* What you will do: Nothing outside the lines from the one containing "Write a web" down to the one containing "const yTickTextB = ['0.0', '2.0', '4.0', '6.0'];" belongs in the copy; print that span exactly, both ends included, with pictures removed.

* Dataset records:
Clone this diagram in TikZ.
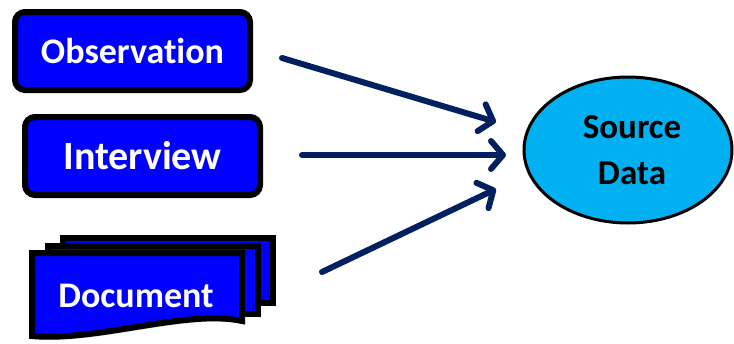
\documentclass[tikz,border=0pt]{standalone}
\usepackage{fontspec}
\setmainfont[Ligatures=NoCommon]{Carlito}
\usetikzlibrary{arrows.meta,shapes.geometric,shadows}
\definecolor{boxblue}{HTML}{0000FF}
\definecolor{srccyan}{HTML}{00B0F0}
\definecolor{arrnavy}{HTML}{002060}
\tikzset{
  srcbox/.style={draw=black, line width=6pt, fill=boxblue, rounded corners=10pt,
    text=white, font=\fontsize{36}{40}\selectfont\bfseries,
    drop shadow={shadow xshift=1.5pt, shadow yshift=-2.5pt, fill=black!35, opacity=0.5}},
  docpage/.style={draw=black, line width=6pt, fill=boxblue, line join=miter},
  flowarrow/.style={draw=arrnavy, line width=6pt, line cap=round,
    -{Straight Barb[length=12pt, width=28pt, line cap=round, line join=round]}}
}
\begin{document}
\begin{tikzpicture}[x=1pt,y=-1pt]
\useasboundingbox (0,0) rectangle (734,343);
% Observation
\node[srcbox, minimum width=235pt, minimum height=78pt] (obs) at (132.5,51) {Observation};
% Interview
\node[srcbox, font=\fontsize{40}{44}\selectfont\bfseries, minimum width=235pt, minimum height=78pt] (int) at (142.5,156) {Interview};
% Document stack
\fill[black!35, opacity=0.5] (66,241) rectangle (276,306);
\draw[docpage] (63,238) rectangle (273,303);
\draw[docpage] (48,246) rectangle (258,314);
\fill[black!35, opacity=0.5] (35,256) -- (245,256) -- (245,324) .. controls (190,312) and (100,345) .. (35,339) -- cycle;
\draw[docpage] (32,253) -- (242,253) -- (242,321) .. controls (187,309) and (97,342) .. (32,336) -- cycle;
\node[text=white, font=\fontsize{36}{40}\selectfont\bfseries] (doc) at (136,296) {Document};
\coordinate (docR) at (322,272);
% Source data
\node[ellipse, draw=black, line width=3pt, fill=srccyan, minimum width=208pt, minimum height=146pt,
  align=center, font=\fontsize{35}{46}\selectfont\bfseries, inner sep=0pt] (src) at (628,150) {\hspace*{8pt}Source\\\hspace*{8pt}Data};
% Arrows
\coordinate (a1s) at (282,58);
\coordinate (a1e) at (496,122);
\coordinate (a2s) at (302,155);
\coordinate (a2e) at (506,155);
\coordinate (a3e) at (496,189);
\draw[flowarrow] (a1s) -- (a1e);
\draw[flowarrow] (a2s) -- (a2e);
\draw[flowarrow] (docR) -- (a3e);
\end{tikzpicture}
\end{document}
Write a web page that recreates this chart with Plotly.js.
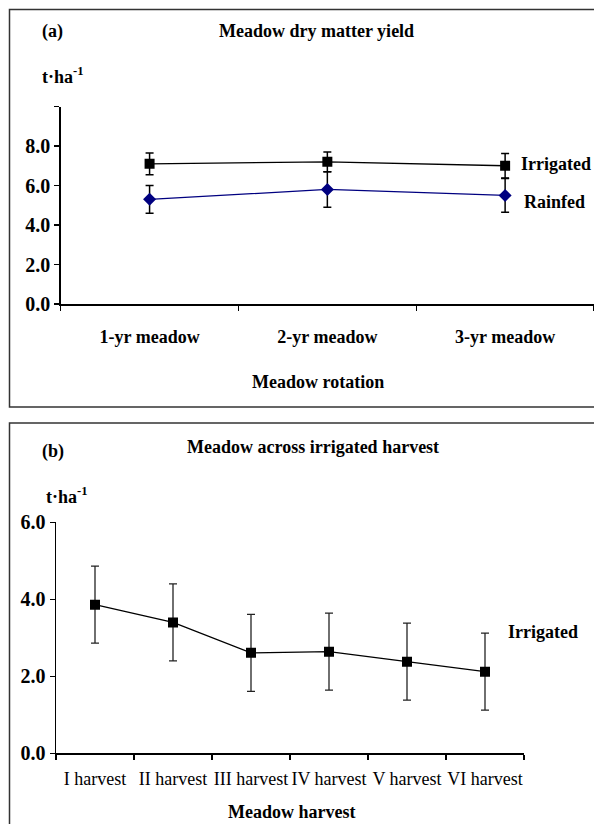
<!DOCTYPE html>
<html>
<head>
<meta charset="utf-8">
<script src="https://cdn.plot.ly/plotly-3.0.1.min.js"></script>
<style>html,body{margin:0;padding:0;background:#fff;}#chart{width:594px;height:824px;}</style>
</head>
<body>
<div id="chart"></div>
<script>
// ---- data ----
const rotationCats = ['1-yr meadow', '2-yr meadow', '3-yr meadow'];
const irrigatedYield = [7.1, 7.2, 7.0];
const irrigatedErr = [0.55, 0.5, 0.62];
const rainfedYield = [5.3, 5.8, 5.5];
const rainfedErr = [0.7, 0.9, 0.85];

const harvestCats = ['I harvest', 'II harvest', 'III harvest', 'IV harvest', 'V harvest', 'VI harvest'];
const harvestYield = [3.86, 3.40, 2.61, 2.64, 2.38, 2.12];
const harvestErr = [1.0, 1.0, 1.0, 1.0, 1.0, 1.0];

const yTicksA = [0, 2, 4, 6, 8, 10];
const yTickTextA = ['0.0', '2.0', '4.0', '6.0', '8.0', ' '];
const yTicksB = [0, 2, 4, 6];
const yTickTextB = ['0.0', '2.0', '4.0', '6.0'];

// ---- helpers ----
const W = 594, H = 824;
const px = x => x / W;
const py = y => 1 - y / H;
const FONT = 'Liberation Serif, Times New Roman, serif';

const traces = [
  {
    x: rotationCats, y: irrigatedYield, type: 'scatter', mode: 'lines+markers',
    xaxis: 'x', yaxis: 'y',
    line: {color: '#000', width: 1.3},
    marker: {symbol: 'square', size: 10, color: '#000'},
    error_y: {type: 'data', array: irrigatedErr, visible: true, color: '#000', thickness: 1.5, width: 4}
  },
  {
    x: rotationCats, y: rainfedYield, type: 'scatter', mode: 'lines+markers',
    xaxis: 'x', yaxis: 'y',
    line: {color: '#000080', width: 1.3},
    marker: {symbol: 'diamond', size: 10, color: '#000080'},
    error_y: {type: 'data', array: rainfedErr, visible: true, color: '#000', thickness: 1.5, width: 4}
  },
  {
    x: harvestCats, y: harvestYield, type: 'scatter', mode: 'lines+markers',
    xaxis: 'x2', yaxis: 'y2',
    line: {color: '#000', width: 1.3},
    marker: {symbol: 'square', size: 10, color: '#000'},
    error_y: {type: 'data', array: harvestErr, visible: true, color: '#222', thickness: 1.3, width: 4}
  }
];

const axisCommon = {
  showgrid: false, zeroline: false, showline: true, linecolor: '#000', linewidth: 1.5,
  ticks: 'outside', ticklen: 5, tickcolor: '#000', tickwidth: 1.3
};

const layout = {
  width: W, height: H,
  margin: {l: 0, r: 0, t: 0, b: 0},
  paper_bgcolor: '#fff', plot_bgcolor: 'rgba(0,0,0,0)',
  showlegend: false,
  font: {family: FONT, color: '#000'},
  xaxis: Object.assign({}, axisCommon, {
    domain: [px(60.7), 1], anchor: 'y', type: 'category', range: [-0.5, 2.5],
    tickson: 'boundaries', ticklabelstandoff: 16, tickangle: 0,
    tickfont: {family: FONT, size: 18, weight: 'bold', color: '#000'}
  }),
  yaxis: Object.assign({}, axisCommon, {
    domain: [py(304), py(106.5)], anchor: 'x', range: [0, 10],
    tickvals: yTicksA, ticktext: yTickTextA,
    tickfont: {family: FONT, size: 20, weight: 'bold', color: '#000'}
  }),
  xaxis2: Object.assign({}, axisCommon, {
    domain: [px(56), px(524)], anchor: 'y2', type: 'category', range: [-0.5, 5.5],
    tickson: 'boundaries', ticklabelstandoff: 9, tickangle: 0,
    tickfont: {family: FONT, size: 18, color: '#000'}
  }),
  yaxis2: Object.assign({}, axisCommon, {
    domain: [py(753.3), py(522.3)], anchor: 'x2', range: [0, 6],
    tickvals: yTicksB, ticktext: yTickTextB,
    tickfont: {family: FONT, size: 20, weight: 'bold', color: '#000'}
  }),
  shapes: [
    {type: 'rect', xref: 'paper', yref: 'paper', x0: px(9.5), x1: px(610), y0: py(407), y1: py(9.5),
     line: {color: '#333', width: 1.5}, fillcolor: 'rgba(0,0,0,0)'},
    {type: 'rect', xref: 'paper', yref: 'paper', x0: px(9.5), x1: px(610), y0: py(840), y1: py(423),
     line: {color: '#333', width: 1.5}, fillcolor: 'rgba(0,0,0,0)'}
  ],
  annotations: [
    {text: '<b>(a)</b>', x: px(40), y: py(31), xanchor: 'left', yanchor: 'middle'},
    {text: '<b>Meadow dry matter yield</b>', x: px(316), y: py(31), xanchor: 'center', yanchor: 'middle'},
    {text: '<b>t·ha<sup>-1</sup></b>', x: px(40), y: py(75), xanchor: 'left', yanchor: 'middle'},
    {text: '<b>Irrigated</b>', x: px(519), y: py(164), xanchor: 'left', yanchor: 'middle'},
    {text: '<b>Rainfed</b>', x: px(522), y: py(202), xanchor: 'left', yanchor: 'middle'},
    {text: '<b>Meadow rotation</b>', x: px(318), y: py(382), xanchor: 'center', yanchor: 'middle'},
    {text: '<b>(b)</b>', x: px(40), y: py(451), xanchor: 'left', yanchor: 'middle'},
    {text: '<b>Meadow across irrigated harvest</b>', x: px(313), y: py(447), xanchor: 'center', yanchor: 'middle'},
    {text: '<b>t·ha<sup>-1</sup></b>', x: px(44), y: py(495), xanchor: 'left', yanchor: 'middle'},
    {text: '<b>Irrigated</b>', x: px(506), y: py(632), xanchor: 'left', yanchor: 'middle'},
    {text: '<b>Meadow harvest</b>', x: px(291), y: py(812), xanchor: 'center', yanchor: 'middle'}
  ].map(a => Object.assign({xref: 'paper', yref: 'paper', showarrow: false,
                            font: {family: FONT, size: 18, color: '#000'}}, a))
};

Plotly.newPlot('chart', traces, layout, {staticPlot: true, displayModeBar: false});
</script>
</body>
</html>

* Exercise answer:
Write a web page that recreates this chart with Plotly.js.
<!DOCTYPE html>
<html>
<head>
<meta charset="utf-8">
<script src="https://cdn.plot.ly/plotly-3.0.1.min.js"></script>
<style>html,body{margin:0;padding:0;background:#fff;}#chart{width:594px;height:824px;}</style>
</head>
<body>
<div id="chart"></div>
<script>
// ---- data ----
const rotationCats = ['1-yr meadow', '2-yr meadow', '3-yr meadow'];
const irrigatedYield = [7.1, 7.2, 7.0];
const irrigatedErr = [0.55, 0.5, 0.62];
const rainfedYield = [5.3, 5.8, 5.5];
const rainfedErr = [0.7, 0.9, 0.85];

const harvestCats = ['I harvest', 'II harvest', 'III harvest', 'IV harvest', 'V harvest', 'VI harvest'];
const harvestYield = [3.86, 3.40, 2.61, 2.64, 2.38, 2.12];
const harvestErr = [1.0, 1.0, 1.0, 1.0, 1.0, 1.0];

const yTicksA = [0, 2, 4, 6, 8, 10];
const yTickTextA = ['0.0', '2.0', '4.0', '6.0', '8.0', ' '];
const yTicksB = [0, 2, 4, 6];
const yTickTextB = ['0.0', '2.0', '4.0', '6.0'];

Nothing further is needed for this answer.